OS LIVROS NO CAMINHO DO HOMEM
A Carta a El-Rei D. Manuel Sobre o Achamento do Brasil, escrita por Pêro Vaz de Caminha, em 1500, foi dirigida ao rei português, D. Manuel I, por altura da descoberta do Brasil pelo navegador Pedro Álvares Cabral. É um documento essencial e curioso de um momento único da História e da cultura portuguesa e brasileira.
Trata-se de uma verdadeira carta-narrativa, na qual são descritos a geografia, a fauna, a flora do Brasil, a aparência e a psicologia dos nativos, os métodos e experiências de contacto dos portugueses e as reações mútuas. É o primeiro testemunho da existência de um mundo até então desconhecido dos povos ligados por vizinhança geográfica, embora separados pelo oceano, de uma realidade que mudou verdadeiramente a face da terra. Foi escrita no período crucial dos Descobrimentos, nos tempos em que a ciência náutica finalmente tornou possível fazer o reconhecimento do nosso planeta.
Entre as tripulações dos navios da frota de Pedro Álvares Cabral encontrava-se Pêro Vaz de Caminha, que registou todos os episódios do descobrimento numa carta cujo original se conserva no Arquivo Nacional da Torre do Tombo.

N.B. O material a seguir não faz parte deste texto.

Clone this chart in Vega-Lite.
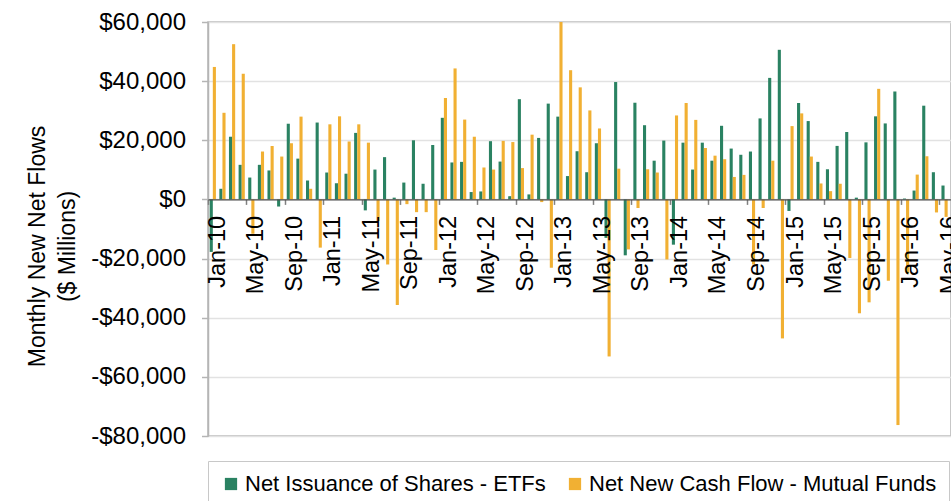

Tudo indica que a carta foi sendo redigida dia a dia, e os seus termos refletem o deslumbramento do encontro de um novo mundo. O primeiro desembarque dos portugueses no Brasil é narrado com muitos pormenores; entre muitas outras cenas, Pêro Vaz de Caminha descreve a aventura de um jovem português que se internou no bosque e arrastou os nativos para um bailado ao som de uma gaita de foles de Entre Douro e Minho: “Diogo Dias, almoxarife que foi de Sacavém, que é homem gracioso e de prazer, levou consigo um gaiteiro nosso com sua gaita e meteu-se com eles a dançar, tomando-os pelas mãos; e eles folgavam e riam e andavam com ele mui ao som da gaita. Depois de dançarem fez-lhes ali, andando no chão, muitas voltas ligeiras e salto real, de que se eles espantavam e riam e folgavam muito; e, conquanto os com aquilo muito seguro e afagou, tomavam logo uma esquiveza como monteses e foram-se para cima.” Nesse mesmo texto diz-nos da impressão que lhe causou a beleza dos nativos: “andam muito bem curados e muito limpos e naquilo me parece ainda mais que são como aves ou alimárias montesas que lhes faz o ar melhor para um melhor cabelo que às mansas, porque os corpos seus são tão limpos e tão gordos e tão formosos que não pode mais ser; e isto me faz presumir que não têm casas nem moradas em que se colham e o ar a que se criam os faz tais, nem nós ainda até agora vimos nenhumas casas nem maneira delas.
(…)
Ao domingo de Pascoela, pela manhã, determinou o capitão d’ir ouvir missa e pregação naquele ilhéu. E mandou a todos os capitães que se corregessem nos batéis e fossem com ele; e assim foi feito. Mandou naquele ilhéu armar um esperável e dentro nele alevantar altar muito bem corregido e ali com todos nós outros fez dizer missa, a qual disse o padre frei Anrique em voz entoada e oficiada com aquela mesma voz pelos outros padres e sacerdotes que ali todos eram, a qual missa, segundo meu parecer, foi ouvida por todos com muito prazer e devoção. Ali era com o capitão a bandeira de Cristo, com que saiu de Belém, a qual esteve sempre alta, à parte do Evangelho. Acabada a missa, desvestiu-se o padre e pôs-se em uma cadeira alta e nós todos lançados por essa areia. E pregou uma solene e proveitosa pregação da história do Evangelho. E, em fim dela, tratou de nossa vinda e do achamento desta terra, conformando-se com o sinal da cruz, sob cuja obediência vimos, a qual veio muito a propósito e fez muita devoção. Enquanto estivemos à missa e à pregação, seriam na praia outra tanta gente, pouco mais ou menos como os d’ontem, com seus arcos e setas, os quais andavam folgando e olhando-nos, e assentaram-se. E, depois d’acabada a missa, assentados nós à pregação, alevantaram-se muitos deles e tangeram corno ou buzina e começaram a saltar e dançar um pedaço. E alguns deles se metiam em almadias, duas ou três, que aí tinham, as quais não são feitas como as que eu já vi; somente são três traves, atadas juntas. E ali se metiam quatro ou cinco ou esses que queriam, não se afastando quase nada da terra senão quanto podiam tomar pé.”
Devido à sua importância para a História da Humanidade a Carta de Pêro Vaz de Caminha foi incluída no Registo Memória do Mundo pela UNESCO em 2005.